Der damalige Pflichtverteidiger, Rechtsanwalt Klaus Frank, glaubt allerdings nicht daran, dass sein ehemaliger Mandant je wieder frei kommt – jedenfalls hofft er es nicht: „Ich halte ihn nach wie vor für blitzgefährlich. Man darf ihn nie wieder rauslassen“, sagt Frank im Gespräch mit der „Schwäbischen Zeitung“. Zuletzt besucht hat ihn der Anwalt im Mai 2011 – kurze Zeit nachdem Andrej W. noch einmal mit dicken Schlagzeilen bundesweit auf sich aufmerksam macht: mit seiner spektakulären Flucht aus der forensischen Psychiatrie Wiesloch bei Heidelberg.
„Er war ganz stolz darauf und hat mir genau erzählt, wie er es gemacht hat“, erinnert sich Klaus Frank und erzählt die Geschichte der Flucht so: Eines Tages findet Andrej W. beim Hofgang, den er nur in Hand- und Fußfesseln absolvieren darf, einen kleinen Nagel. Wann immer sich ihm die Möglichkeit bietet, versucht er, damit die Fesseln zu knacken und trainiert das Aufschließen.
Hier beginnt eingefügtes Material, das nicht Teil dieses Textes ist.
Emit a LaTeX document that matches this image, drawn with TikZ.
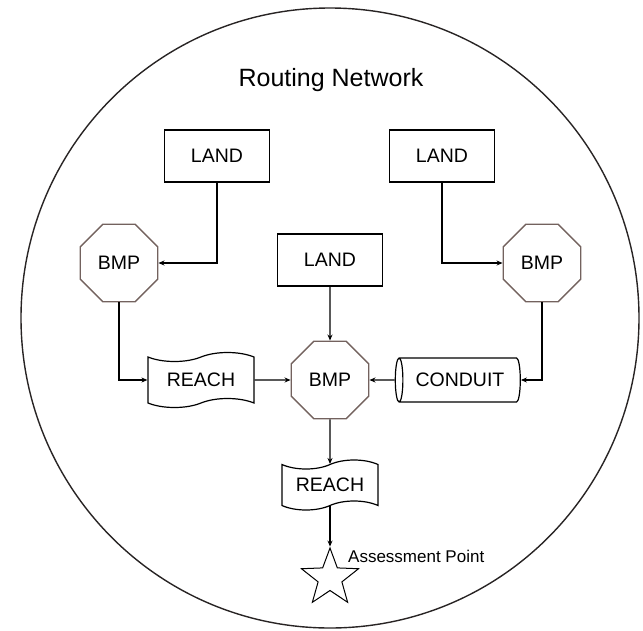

Am Tag seiner Flucht befreit er sich von Handund Fußschellen, hängt eine Toilettentür aus und benutzt diese als eine Art Leiter, um die erste vier Meter hohe Mauer zu überwinden. „Irgendwie hat er sich dann noch über die nächste Mauer und den Stacheldraht gekämpft“, sagt Frank, der seinem ehemaligen Mandanten eine „gewisse Schläue und einen starken Überlebenswillen“zubilligt. Mehrere Hundertschaften sowie spezialisierte Zielfahnder schnappen den Flüchtigen aber binnen 24 Stunden wieder – einmal mehr in einer Gartenlaube.
Bald danach habe sich das Verhältnis zu seinem Mandanten eingetrübt, erzählt Klaus Frank. „Er hat dann angefangen, mich zu beschimpfen. Mir Drohbriefe geschickt.“In der Kollegenschaft sowie der Öffentlichkeit habe ihm die Verteidigung des Andrej W. massiv geschadet: „Er war einfach der Feind der Nation, und ich der böse Anwalt neben ihm“, sagt Klaus Frank, der heute keine eigene Kanzlei mehr führt, sondern jetzt für eine Verbraucherzentrale arbeitet. Fern der Strafverteidigung.
Und das überlebende Opfer? Die Anwältin von Heidi F. erklärt auf Anfrage der „Schwäbischen Zeitung“am Telefon, dass sich ihre Mandantin nicht mehr öffentlich äußert. Auch über ihren Gesundheitszustand will sie keine Informationen verbreitet sehen. Zehn Jahre nach den schrecklichen Taten soll Ruhe einkehren. Auch wenn die Erinnerung an den Juni 2010 vielen Menschen noch allzu frisch präsent ist. Ebenso frisch wie die Blumen an der improvisierten Gedenkstätte am Bodenseeufer in Hagnau.